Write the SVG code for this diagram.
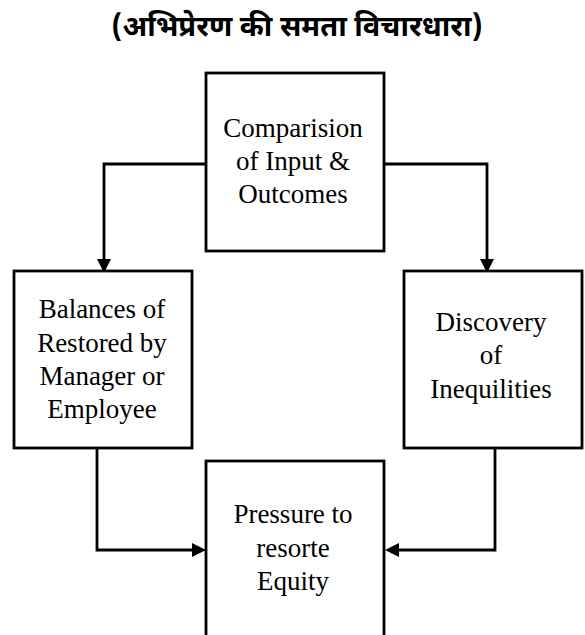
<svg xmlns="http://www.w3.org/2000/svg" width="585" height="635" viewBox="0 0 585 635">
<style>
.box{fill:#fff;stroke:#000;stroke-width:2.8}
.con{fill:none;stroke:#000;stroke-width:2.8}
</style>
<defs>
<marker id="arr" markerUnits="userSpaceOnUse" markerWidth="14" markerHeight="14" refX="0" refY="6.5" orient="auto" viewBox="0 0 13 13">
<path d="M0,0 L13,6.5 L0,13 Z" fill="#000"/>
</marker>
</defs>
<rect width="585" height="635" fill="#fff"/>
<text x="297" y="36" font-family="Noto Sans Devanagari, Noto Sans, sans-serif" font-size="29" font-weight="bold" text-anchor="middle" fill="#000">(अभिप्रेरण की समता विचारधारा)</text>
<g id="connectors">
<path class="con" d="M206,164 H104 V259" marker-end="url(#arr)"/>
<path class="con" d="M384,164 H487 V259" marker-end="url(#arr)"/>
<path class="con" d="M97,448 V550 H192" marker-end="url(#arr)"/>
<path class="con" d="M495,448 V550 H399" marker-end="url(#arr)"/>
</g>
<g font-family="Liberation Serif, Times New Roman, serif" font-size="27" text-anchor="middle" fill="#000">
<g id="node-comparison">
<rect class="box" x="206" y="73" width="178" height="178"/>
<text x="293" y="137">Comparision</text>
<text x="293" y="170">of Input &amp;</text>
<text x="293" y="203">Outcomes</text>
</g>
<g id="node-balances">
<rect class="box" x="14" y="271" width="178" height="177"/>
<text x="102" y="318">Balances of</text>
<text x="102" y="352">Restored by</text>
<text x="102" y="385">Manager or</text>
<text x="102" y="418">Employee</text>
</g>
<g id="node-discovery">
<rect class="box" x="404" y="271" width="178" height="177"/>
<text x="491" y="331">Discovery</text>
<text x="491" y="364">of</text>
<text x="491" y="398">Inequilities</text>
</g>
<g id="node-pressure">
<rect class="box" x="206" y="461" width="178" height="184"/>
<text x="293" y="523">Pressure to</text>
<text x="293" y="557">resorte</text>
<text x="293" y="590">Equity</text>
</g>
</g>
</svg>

◆ ◆ ◆ ◆ ◆ ◆ ◆

**What this task involves**
Return to the listing above and set it down exactly, leaving out its pictures.

**Answer below**
Write the SVG code for this diagram.
<svg xmlns="http://www.w3.org/2000/svg" width="585" height="635" viewBox="0 0 585 635">
<style>
.box{fill:#fff;stroke:#000;stroke-width:2.8}
.con{fill:none;stroke:#000;stroke-width:2.8}
</style>
<defs>
<marker id="arr" markerUnits="userSpaceOnUse" markerWidth="14" markerHeight="14" refX="0" refY="6.5" orient="auto" viewBox="0 0 13 13">
<path d="M0,0 L13,6.5 L0,13 Z" fill="#000"/>
</marker>
</defs>
<rect width="585" height="635" fill="#fff"/>
<text x="297" y="36" font-family="Noto Sans Devanagari, Noto Sans, sans-serif" font-size="29" font-weight="bold" text-anchor="middle" fill="#000">(अभिप्रेरण की समता विचारधारा)</text>
<g id="connectors">
<path class="con" d="M206,164 H104 V259" marker-end="url(#arr)"/>
<path class="con" d="M384,164 H487 V259" marker-end="url(#arr)"/>
<path class="con" d="M97,448 V550 H192" marker-end="url(#arr)"/>
<path class="con" d="M495,448 V550 H399" marker-end="url(#arr)"/>
</g>
<g font-family="Liberation Serif, Times New Roman, serif" font-size="27" text-anchor="middle" fill="#000">
<g id="node-comparison">
<rect class="box" x="206" y="73" width="178" height="178"/>
<text x="293" y="137">Comparision</text>
<text x="293" y="170">of Input &amp;</text>
<text x="293" y="203">Outcomes</text>
</g>
<g id="node-balances">
<rect class="box" x="14" y="271" width="178" height="177"/>
<text x="102" y="318">Balances of</text>
<text x="102" y="352">Restored by</text>
<text x="102" y="385">Manager or</text>
<text x="102" y="418">Employee</text>
</g>
<g id="node-discovery">
<rect class="box" x="404" y="271" width="178" height="177"/>
<text x="491" y="331">Discovery</text>
<text x="491" y="364">of</text>
<text x="491" y="398">Inequilities</text>
</g>
<g id="node-pressure">
<rect class="box" x="206" y="461" width="178" height="184"/>
<text x="293" y="523">Pressure to</text>
<text x="293" y="557">resorte</text>
<text x="293" y="590">Equity</text>
</g>
</g>
</svg>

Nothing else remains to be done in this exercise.